ZH do fim de semana trouxe ótima entrevista da Larissa Roso com José Henrique Bortoluci, que eu li com interesse provavelmente superior ao do prezado leitor porque estava terminando de ler seu livro, O Que é Meu, da editora Fósforo. O nome e o título do livro não trazem nada de convocador em si mesmos, porque nenhum dos dois é afamado – mas os dois valem muito a pena.
O autor é sociólogo mas seu livro é menos de análise do que de depoimento direto: trata-se de um relato sobre a história do pai, acompanhado de conversas inteligentes sobre as circunstâncias. Ocorre que esse pai, um senhor aposentado, foi caminhoneiro. Partindo de sua cidade, Jaú (SP), ele percorreu o Brasil todo, com especial ênfase no norte brasileiro, esse mistério que já foi chamado de "inferno verde", na língua dos sulistas e sudestinos imperiais, e que agora desponta como nossa eventual salvação.
O andamento do livro é excelente: são pequenos textos, umas 25 ou 30 linhas, cada qual focado num particular ângulo da vivência do pai e da família. Foi escrito durante a pandemia e o calvário do pai em busca de tratamentos de saúde, e isso aparece na superfície do relato, entremeado com memórias – para além da lembrança do filho, que via seu pai a intervalos regulados por prolongadas ausências, há também falas do pai, transcritas com inteligência e delicadeza, respeitando marcas da oralidade (economizando nos plurais, por exemplo) mas sem forçar a barra.
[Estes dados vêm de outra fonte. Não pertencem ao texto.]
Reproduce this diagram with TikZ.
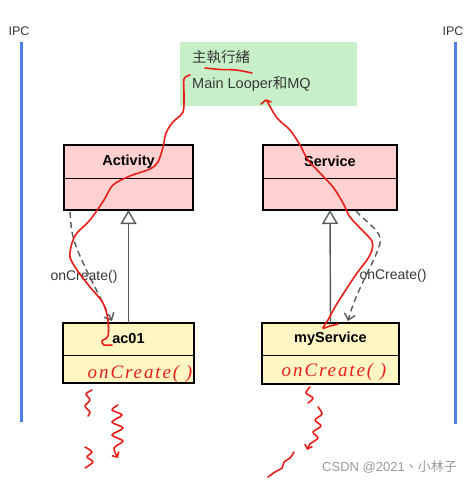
\documentclass[tikz,border=0pt]{standalone}
\usepackage{fontspec}
\setmainfont{Liberation Sans}
\newfontfamily\cjk{Noto Sans CJK TC}
\newfontfamily\handfont{Liberation Serif}
\usetikzlibrary{arrows.meta,positioning}
\definecolor{pinkfill}{RGB}{255,208,208}
\definecolor{yelfill}{RGB}{255,246,196}
\definecolor{grnfill}{RGB}{200,240,200}
\definecolor{ipcblue}{RGB}{80,125,230}
\definecolor{pen}{RGB}{232,30,25}
\definecolor{txtgray}{RGB}{55,55,55}
\definecolor{lngray}{RGB}{90,90,90}
\begin{document}
\begin{tikzpicture}[x=1pt,y=-1pt,
  cname/.style={inner sep=0pt, outer sep=0pt, font=\fontsize{14.5}{16}\selectfont\bfseries, text=black},
  cbody/.style={inner sep=0pt, outer sep=0pt, anchor=north},
  frame/.style={draw=black, line width=2pt},
  divider/.style={draw=black, line width=1pt},
  inh/.style={draw=lngray, line width=1.4pt, -{Triangle[open, length=14pt, width=16pt, fill=white]}},
  cbline/.style={draw=lngray, line width=1.4pt, dash pattern=on 6pt off 4pt, -{Straight Barb[length=6pt, width=11pt]}},
  lbl/.style={font=\fontsize{14}{16}\selectfont, text=txtgray},
  ipc/.style={font=\fontsize{12.5}{14}\selectfont, text=txtgray},
  ipcline/.style={draw=ipcblue, line width=3pt},
  pen/.style={draw=pen, line width=1.6pt, line cap=round, line join=round},
  hand/.style={font=\handfont\itshape\fontsize{19}{21}\selectfont\addfontfeatures{LetterSpace=10}, text=pen}
]
\useasboundingbox[fill=white] (0,0) rectangle (470,482);

% IPC boundaries
\node[ipc] (ipcl) at (19,31) {IPC};
\node[ipc] (ipcr) at (453,31) {IPC};
\coordinate (bl0) at (21,42); \coordinate (bl1) at (21,422);
\coordinate (br0) at (455,42); \coordinate (br1) at (455,424);
\draw[ipcline] (bl0) -- (bl1);
\draw[ipcline] (br0) -- (br1);

% main thread box
\node[fill=grnfill, minimum width=177pt, minimum height=64pt, inner sep=0pt, anchor=north west] (thr) at (180,42) {};
\node[anchor=west, inner sep=0pt, font=\cjk\fontsize{14.5}{16}\selectfont, text=txtgray] (thrt) at (192,57) {主執行緒};
\node[anchor=west, inner sep=0pt, font=\fontsize{14.5}{16}\selectfont, text=txtgray] (thrm) at (192,84) {Main Looper{\cjk 和}MQ};

% Activity
\node[cname, fill=pinkfill, minimum width=129pt, minimum height=33pt] (act) at (128.5,161.5) {Activity};
\node[cbody, fill=pinkfill, minimum width=129pt, minimum height=32pt] (actb) at (act.south) {};
\draw[frame] (act.north west) rectangle (actb.south east);
\draw[divider] (act.south west) -- (act.south east);

% Service
\node[cname, fill=pinkfill, minimum width=134pt, minimum height=33pt] (srv) at (330,161.5) {Service};
\node[cbody, fill=pinkfill, minimum width=134pt, minimum height=32pt] (srvb) at (srv.south) {};
\draw[frame] (srv.north west) rectangle (srvb.south east);
\draw[divider] (srv.south west) -- (srv.south east);

% ac01
\node[cname, fill=yelfill, minimum width=131pt, minimum height=32pt] (ac) at (128.5,339) {ac01};
\node[cbody, fill=yelfill, minimum width=131pt, minimum height=28pt] (acb) at (ac.south) {};
\draw[frame] (ac.north west) rectangle (acb.south east);
\draw[divider] (ac.south west) -- (ac.south east);

% myService
\node[cname, fill=yelfill, minimum width=137pt, minimum height=32pt] (ms) at (330.5,339) {myService};
\node[cbody, fill=yelfill, minimum width=137pt, minimum height=29pt] (msb) at (ms.south) {};
\draw[frame] (ms.north west) rectangle (msb.south east);
\draw[divider] (ms.south west) -- (ms.south east);

% inheritance
\draw[inh] (ac.north) -- (actb.south);
\draw[inh] (ms.north) -- (srvb.south);

% callbacks
\coordinate (ld0) at (70,212); \coordinate (ld1) at (112,321);
\draw[cbline] (ld0) .. controls (72,242) .. (ld1);
\coordinate (rd0) at (356,211); \coordinate (rd1) at (348,321);
\draw[cbline] (rd0) .. controls (368,224) and (383,232) .. (380,243) .. controls (377,258) and (356,290) .. (rd1);
\node[lbl] (ocl) at (84,277) {onCreate()};
\node[lbl] (ocr) at (393,276) {onCreate()};

% red handwriting
\draw[pen] plot[smooth, tension=0.55] coordinates {(205,68) (220,69.5) (236,70) (252,73)};
\draw[pen] plot[smooth, tension=0.5] coordinates {(190,75) (184,79) (184,95) (183,112) (173,122) (166,133) (163,147) (158,162) (150,169) (130,176) (113,185) (104,200) (90,220) (77,233) (72,243) (70,257) (77,270) (90,287) (103,303) (108,320) (108,336) (102,341) (104,345) (112,345)};
\draw[pen] (261,104) -- (266,100) -- (271,102);
\draw[pen] plot[smooth, tension=0.5] coordinates {(267,101) (277,118) (290,130) (300,145) (308,160) (320,173) (333,187) (343,203) (350,217) (362,230) (372,241) (372,250) (367,260) (357,273) (347,288) (335,307) (328,320) (323,328) (330,326) (338,324)};
\node[hand] (hw1) at (140,374) {onCreate( )};
\node[hand] (hw2) at (334,372) {onCreate( )};

\draw[pen] plot[smooth] coordinates {(92,390) (86,394) (90,400) (85,406) (90,412) (88,416)};
\draw[pen, -{Straight Barb[length=4pt, width=8pt]}] plot[smooth, tension=0.5] coordinates {(118,405) (112,410) (122,415) (112,422) (123,428) (112,435) (123,441) (114,448) (118,458)};
\draw[pen] plot[smooth] coordinates {(85,447) (92,452) (87,457) (93,462) (85,468)};

\draw[pen] plot[smooth] coordinates {(310,387) (306,393) (313,398) (308,403)};
\draw[pen, -{Straight Barb[length=4pt, width=8pt]}] plot[smooth, tension=0.5] coordinates {(318,407) (322,414) (315,420) (321,426) (313,432) (318,438) (310,444) (307,450)};
\draw[pen] plot[smooth] coordinates {(294,452) (290,458) (284,462) (282,468) (275,472) (268,477)};

% watermark
\node[anchor=east, inner sep=0pt, text=black!40, font=\fontsize{13}{15}\selectfont] (wm) at (457,467) {CSDN @2021{\cjk 、小林子}};
\end{tikzpicture}
\end{document}
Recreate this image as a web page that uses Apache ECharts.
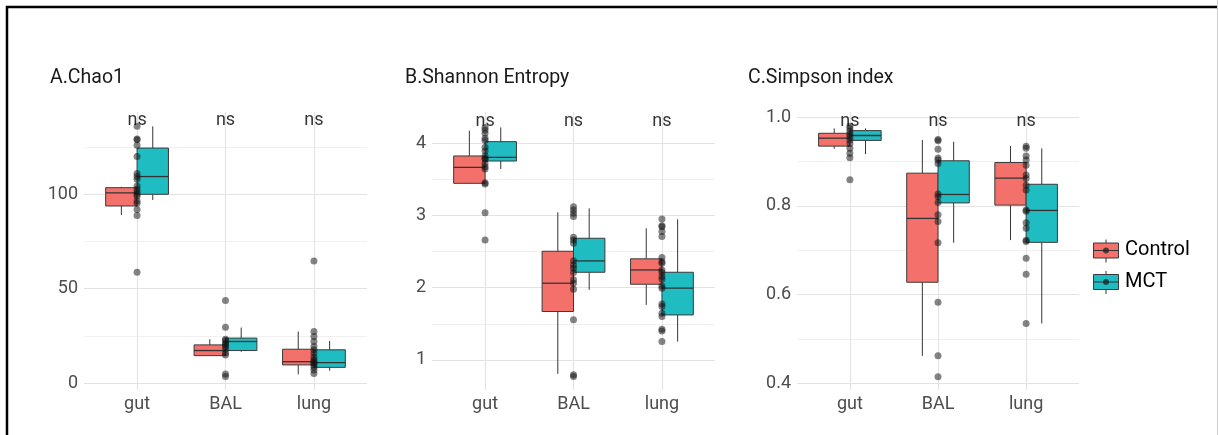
<!DOCTYPE html>
<html><head><meta charset="utf-8">
<script src="https://cdn.jsdelivr.net/npm/echarts@6/dist/echarts.min.js"></script>
<style>html,body{margin:0;padding:0;background:#fff}#c{width:1218px;height:435px}</style>
</head><body><div id="c"></div>
<script>
const categories = ['gut', 'BAL', 'lung'];
const groups = ['Control', 'MCT'];
const panelTitles = ['A.Chao1', 'B.Shannon Entropy', 'C.Simpson index'];
const sigLabels = ['ns', 'ns', 'ns'];

// box stats per category: [lower whisker, Q1, median, Q3, upper whisker]
const chao1Control = [[89, 93.8, 100.8, 103.5, 104], [14.5, 14.5, 17.2, 20.2, 23.2], [4.6, 9.6, 11.3, 17.9, 27.3]];
const chao1MCT     = [[97, 100, 109.4, 124.5, 136], [16.6, 17.2, 22, 23.8, 29.4], [6.5, 8.3, 10.8, 17.6, 22.3]];
const chao1Points = [
  [136, 129.3, 128.9, 126, 120, 111, 109.4, 108, 104.4, 102.7, 101.2, 100, 99, 96.4, 95.2, 92, 88.8, 58.7],
  [43.7, 29.6, 23.2, 22.5, 21.1, 20.5, 19.3, 18, 16, 14.9, 4.8, 3.4],
  [64.7, 27.3, 24.6, 22, 19.3, 17.6, 15.8, 13.7, 12.2, 11.3, 10.5, 9.6, 8.3, 6.9, 5.1]
];
const shannonControl = [[3.44, 3.446, 3.668, 3.825, 4.175], [0.807, 1.67, 2.062, 2.505, 3.045], [1.762, 2.048, 2.246, 2.40, 2.823]];
const shannonMCT     = [[3.645, 3.755, 3.806, 4.023, 4.22], [1.97, 2.214, 2.371, 2.685, 3.10], [1.254, 1.623, 1.993, 2.214, 2.948]];
const shannonPoints = [
  [4.22, 4.185, 4.14, 4.07, 4.04, 3.945, 3.894, 3.825, 3.79, 3.78, 3.72, 3.677, 3.645, 3.455, 3.437, 3.04, 2.66],
  [3.123, 3.077, 3.03, 2.985, 2.70, 2.66, 2.615, 2.375, 2.316, 2.27, 2.21, 2.11, 2.062, 1.98, 1.555, 0.793, 0.77],
  [2.952, 2.86, 2.845, 2.78, 2.71, 2.42, 2.36, 2.34, 2.246, 2.21, 2.154, 2.117, 2.025, 1.993, 1.776, 1.74, 1.646, 1.60, 1.425, 1.40, 1.254]
];
const simpsonControl = [[0.929, 0.935, 0.953, 0.964, 0.975], [0.462, 0.628, 0.772, 0.874, 0.949], [0.723, 0.802, 0.863, 0.898, 0.935]];
const simpsonMCT     = [[0.917, 0.948, 0.959, 0.970, 0.975], [0.717, 0.807, 0.826, 0.902, 0.945], [0.535, 0.718, 0.790, 0.849, 0.930]];
const simpsonPoints = [
  [0.980, 0.975, 0.968, 0.962, 0.956, 0.949, 0.941, 0.930, 0.919, 0.909, 0.859],
  [0.950, 0.947, 0.928, 0.908, 0.904, 0.896, 0.827, 0.821, 0.808, 0.780, 0.765, 0.717, 0.583, 0.462, 0.415],
  [0.935, 0.930, 0.913, 0.904, 0.892, 0.870, 0.862, 0.847, 0.836, 0.791, 0.788, 0.762, 0.750, 0.723, 0.720, 0.682, 0.646, 0.535]
];
const sigY = [139, 4.3, 0.99];

// axis ticks
const yMajorTicks = [[0, 50, 100], [1, 2, 3, 4], [0.4, 0.6, 0.8, 1.0]];
const yMinorTicks = [[25, 75, 125], [1.5, 2.5, 3.5], [0.5, 0.7, 0.9]];
const yRanges = [[-3.7, 143.6], [0.583, 4.434], [0.385, 1.012]];
const yDecimals = [0, 0, 1];

const panels = [
  {ctrl: chao1Control, mct: chao1MCT, pts: chao1Points},
  {ctrl: shannonControl, mct: shannonMCT, pts: shannonPoints},
  {ctrl: simpsonControl, mct: simpsonMCT, pts: simpsonPoints}
];

const colors = ['#f4716b', '#1fbdc2'];
const gridLefts = [84, 432, 797];
const gridWidths = [283, 283, 282];
const boxW = 0.355;
const FONT = 'Roboto';

function boxRenderer(offset, color) {
  return function (params, api) {
    const x = api.value(0) + offset;
    const lo = api.coord([x, api.value(1)]);
    const q1 = api.coord([x, api.value(2)]);
    const md = api.coord([x, api.value(3)]);
    const q3 = api.coord([x, api.value(4)]);
    const hi = api.coord([x, api.value(5)]);
    const w = api.size([boxW, 0])[0];
    const ls = {stroke: '#363636', lineWidth: 1};
    return {type: 'group', children: [
      {type: 'line', shape: {x1: lo[0], y1: lo[1], x2: q1[0], y2: q1[1]}, style: ls},
      {type: 'line', shape: {x1: q3[0], y1: q3[1], x2: hi[0], y2: hi[1]}, style: ls},
      {type: 'rect', shape: {x: md[0] - w / 2, y: q3[1], width: w, height: q1[1] - q3[1]},
        style: {fill: color, stroke: '#3a3a3a', lineWidth: 1}},
      {type: 'line', shape: {x1: md[0] - w / 2, y1: md[1], x2: md[0] + w / 2, y2: md[1]},
        style: {stroke: '#333', lineWidth: 1.3}}
    ]};
  };
}

const grid = [], xAxis = [], yAxis = [], series = [], title = [];
panels.forEach((p, i) => {
  grid.push({left: gridLefts[i], width: gridWidths[i], top: 112, height: 278});
  title.push({text: panelTitles[i], left: [45, 400, 743][i], top: 63,
    textStyle: {fontFamily: FONT, fontSize: 19.5, fontWeight: 'normal', color: '#1a1a1a'}});
  xAxis.push({
    type: 'value', gridIndex: i, min: 0.4, max: 3.6,
    axisLine: {show: false},
    axisTick: {show: false, customValues: [1, 2, 3]},
    axisLabel: {customValues: [1, 2, 3], formatter: v => categories[Math.round(v) - 1],
      fontFamily: FONT, fontSize: 18, color: '#4d4d4d', margin: 5},
    splitLine: {show: true, lineStyle: {color: '#e3e3e3', width: 1.1}}
  });
  // major y
  yAxis.push({
    type: 'value', gridIndex: i, min: yRanges[i][0], max: yRanges[i][1],
    axisLine: {show: false},
    axisTick: {show: false, customValues: yMajorTicks[i]},
    axisLabel: {customValues: yMajorTicks[i], formatter: v => v.toFixed(yDecimals[i]),
      fontFamily: FONT, fontSize: 18, color: '#4d4d4d', margin: 6},
    splitLine: {show: true, lineStyle: {color: '#e3e3e3', width: 1.1}}
  });
  // minor y
  yAxis.push({
    type: 'value', gridIndex: i, min: yRanges[i][0], max: yRanges[i][1], position: 'left',
    axisLine: {show: false},
    axisTick: {show: false, customValues: yMinorTicks[i]},
    axisLabel: {show: false},
    splitLine: {show: true, lineStyle: {color: '#ececec', width: 0.8}}
  });
  const yIdx = i * 2;
  [p.ctrl, p.mct].forEach((stats, g) => {
    series.push({
      type: 'custom', name: groups[g], xAxisIndex: i, yAxisIndex: yIdx,
      renderItem: boxRenderer(g === 0 ? -boxW / 2 : boxW / 2, colors[g]),
      encode: {x: 0, y: [1, 2, 3, 4, 5]},
      data: stats.map((s, c) => [c + 1].concat(s)),
      z: 2, silent: true
    });
  });
  const ptData = [];
  p.pts.forEach((arr, c) => arr.forEach(v => ptData.push([c + 1, v])));
  series.push({
    type: 'scatter', xAxisIndex: i, yAxisIndex: yIdx, data: ptData,
    symbolSize: 7, itemStyle: {color: 'rgba(20,20,20,0.65)'}, z: 3, silent: true
  });
  series.push({
    type: 'scatter', xAxisIndex: i, yAxisIndex: yIdx,
    data: categories.map((c, k) => [k + 1, sigY[i]]),
    symbolSize: 0, z: 4, silent: true,
    label: {show: true, position: 'inside', formatter: () => sigLabels[i],
      fontFamily: FONT, fontSize: 18, color: '#000'}
  });
});

function legendKey(y0, color) {
  return [
    {type: 'line', shape: {x1: 1106, y1: y0 - 11, x2: 1106, y2: y0 + 12}, style: {stroke: '#333', lineWidth: 1}},
    {type: 'rect', shape: {x: 1093.5, y: y0 - 7.5, width: 25, height: 15}, style: {fill: color, stroke: '#3a3a3a', lineWidth: 1}},
    {type: 'line', shape: {x1: 1093.5, y1: y0, x2: 1118.5, y2: y0}, style: {stroke: '#333', lineWidth: 1}},
    {type: 'circle', shape: {cx: 1106, cy: y0, r: 3}, style: {fill: 'rgba(25,25,25,0.7)'}}
  ];
}

const graphic = [
  {type: 'rect', shape: {x: 7, y: 7, width: 1300, height: 500}, style: {fill: 'none', stroke: '#000', lineWidth: 2.5}, z: 100},
  {type: 'line', shape: {x1: 1217.5, y1: 0, x2: 1217.5, y2: 435}, style: {stroke: '#cfcfcf', lineWidth: 1}, z: 100}
].concat(legendKey(250.5, colors[0]), legendKey(282, colors[1]), [
  {type: 'text', x: 1125, y: 250, style: {text: groups[0], font: '20px Roboto', fill: '#000', verticalAlign: 'middle'}},
  {type: 'text', x: 1125, y: 281.5, style: {text: groups[1], font: '20px Roboto', fill: '#000', verticalAlign: 'middle'}}
]);

const chart = echarts.init(document.getElementById('c'), null, {renderer: 'canvas'});
chart.setOption({
  backgroundColor: '#fff', animation: false,
  title, grid, xAxis, yAxis, series, graphic
});
</script></body></html>
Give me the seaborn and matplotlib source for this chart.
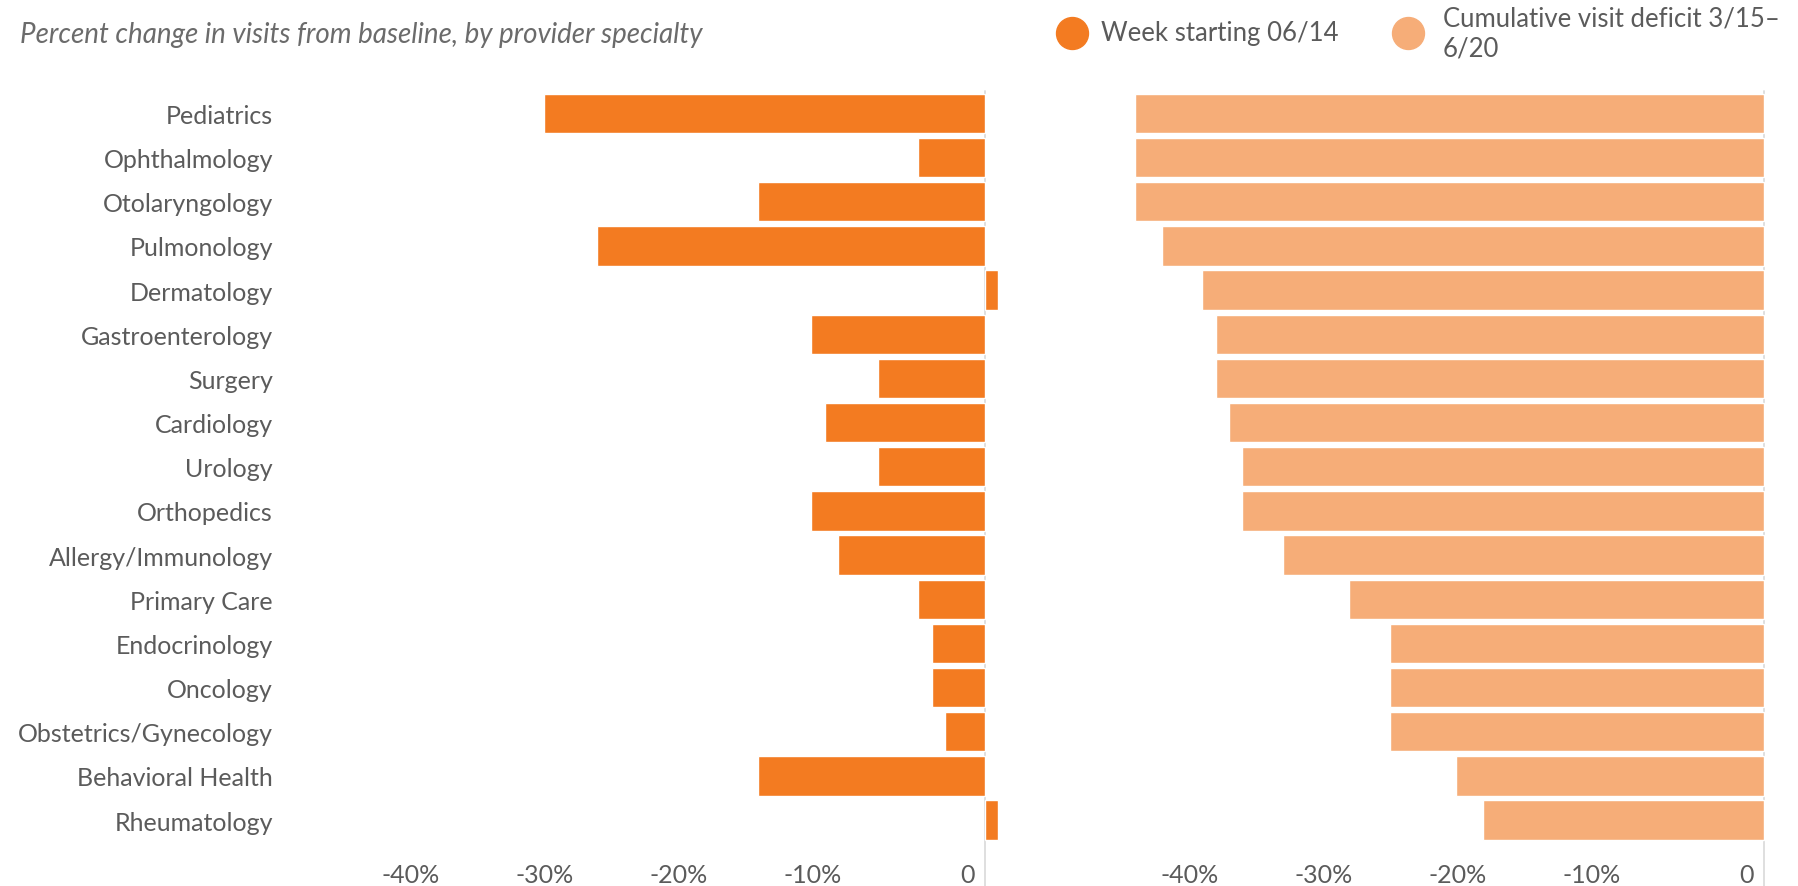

O livro ajuda a pensar esse imenso Interior, o "sertão" brasileiro, o mundo que uma vez foi a-cavalo e hoje é a-caminhão, mas que mantém o mesmo padrão masculino e patriarcal, do indivíduo solitário que encontra pares em outros como ele, dispostos a honrar o fio do bigode e arrostar perigos e desafios, como vago sonho de ascensão social. Não é uma tese sobre esse mundo; é um retrato, um road-movie por escrito, cheio de afeto e vontade de entender.
O pai e sua experiência, por outro lado, são já parte do passado brasileiro. É um mundo que acabou, simbolicamente, quando caminhoneiros pararam o Brasil em 2018 e ajudaram a eleger o infausto governo passado, movidos ainda por algo daquela ética patriarcal e valente, mas agora alimentada por redes sociais infestadas de oportunistas e golpistas, num mundo de hiperconsumo e emergência climática, um par insustentável.
Para além disso, aquele mundo também é apenas lembrança porque o filho, nascido de pai e mãe trabalhadores braçais, experimentou a mobilidade social proporcionada pela escola, provavelmente pelos mecanismos postos à disposição pelos governos socialdemocratas de FHC a Dilma – e eis o autor com um doutorado nos EUA e agora professor de curso superior, mas sem ter negligenciado justamente esse processo, tão brasileiro, de viver em apenas duas gerações essa vertigem, que por certo ainda não entendemos direito.